What I Noticed in the Quiet

First of all, I missed my family. That part was constant. At first it was the sense of absence. No shoes by the door, no one moving through the kitchen, the house itself seeming paused. Later it became more physical, like an ache that showed up in the evenings and then passed. Sometimes I talked aloud just to make a sound. Not because I was afraid of the silence, but because I had grown used to my voice being one among others.
I spent five weeks at our beach house in Ocean City, and just about three of those weeks alone. I was alone the first week, had ten to twelve eighteen-year-olds with me the second, then alone again for two more, before the family rejoined me at the end. For most of that time I kept my usual hours, sitting at the same table each morning with my coffee and laptop, answering emails, writing scripts, and joining meetings. During the final week, I took off completely. No work, no car, no plans. I stayed at the house or walked. If I needed something, I walked to get it. Groceries came by Instacart and were left on the porch.
Without a car the days narrowed. Not in a way that felt limiting, but in a way that made everything closer and more deliberate. I didn’t leave unless I had to, and I rarely had to. I walked at least once a day, sometimes twice. Mornings to the ocean, evenings by the bay, watching the the sun set.
I set out to change how I ate. Clean, unprocessed foods. Water with lemon. No snacks, no late meals. I ate early and logged everything in an app, not as a discipline, but as a way of seeing.

Most nights I read. Books I had started and stopped, now picked up again. I read chapter by chapter on my Kindle, highlighting as I went. Later those highlights would show up in Readwise, but at the moment I was just reading. Sometimes I sat for hours and didn’t move.
I did not sleep well. That surprised me. I thought the quiet would help, but I woke often around two or three in the morning and stayed awake for longer than I wanted. I would lie in the dark listening to the fan overhead, aware of my back and the way it ached, unable to detach from it. I wasn’t worried about anything. I just couldn’t rest. I wasn’t fully awake, but I wasn’t asleep either.
The days were all the same, and that became the point. I kept the house clean. I kept myself clean. I walked, I ate, I read. I sat on the back patio or rocked on the front porch. The routines didn’t change much. They didn’t need to.
Certain habits became more visible. I reached for my phone more often than I realized. I refreshed the same sites, circled the same loops. I also noticed how still things felt when I sat down to eat without a screen or a voice or a sound. Just the plate, the food, and the room. Not every meal was like that. But enough were.
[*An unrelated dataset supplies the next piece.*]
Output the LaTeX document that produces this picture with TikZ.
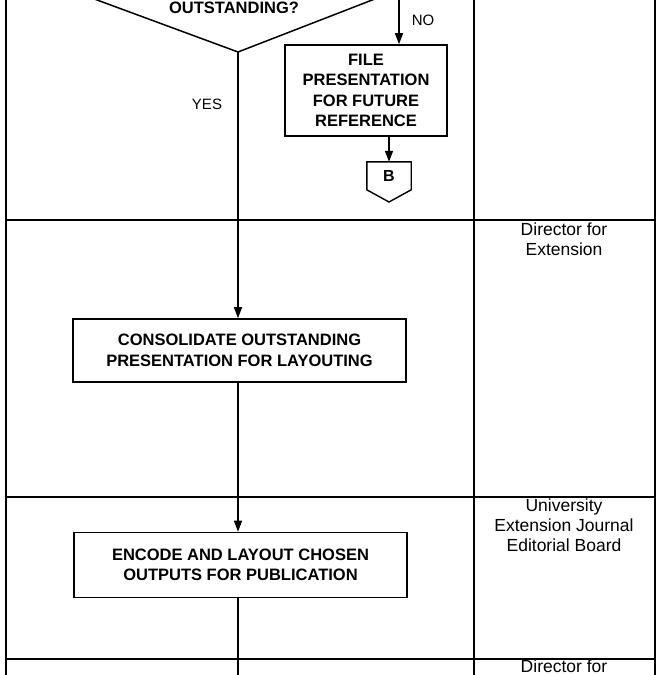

Now that I’m home again, back inside the shared rhythms of a full house, I’m not trying to hold onto those three weeks. They’re finished. But something in me settled during that time. I walk more now. I pause more before turning something on. I think more about the time and what it’s for.
It wasn’t a transformation. It was just a stretch of time where I could hear things more clearly. Mostly myself.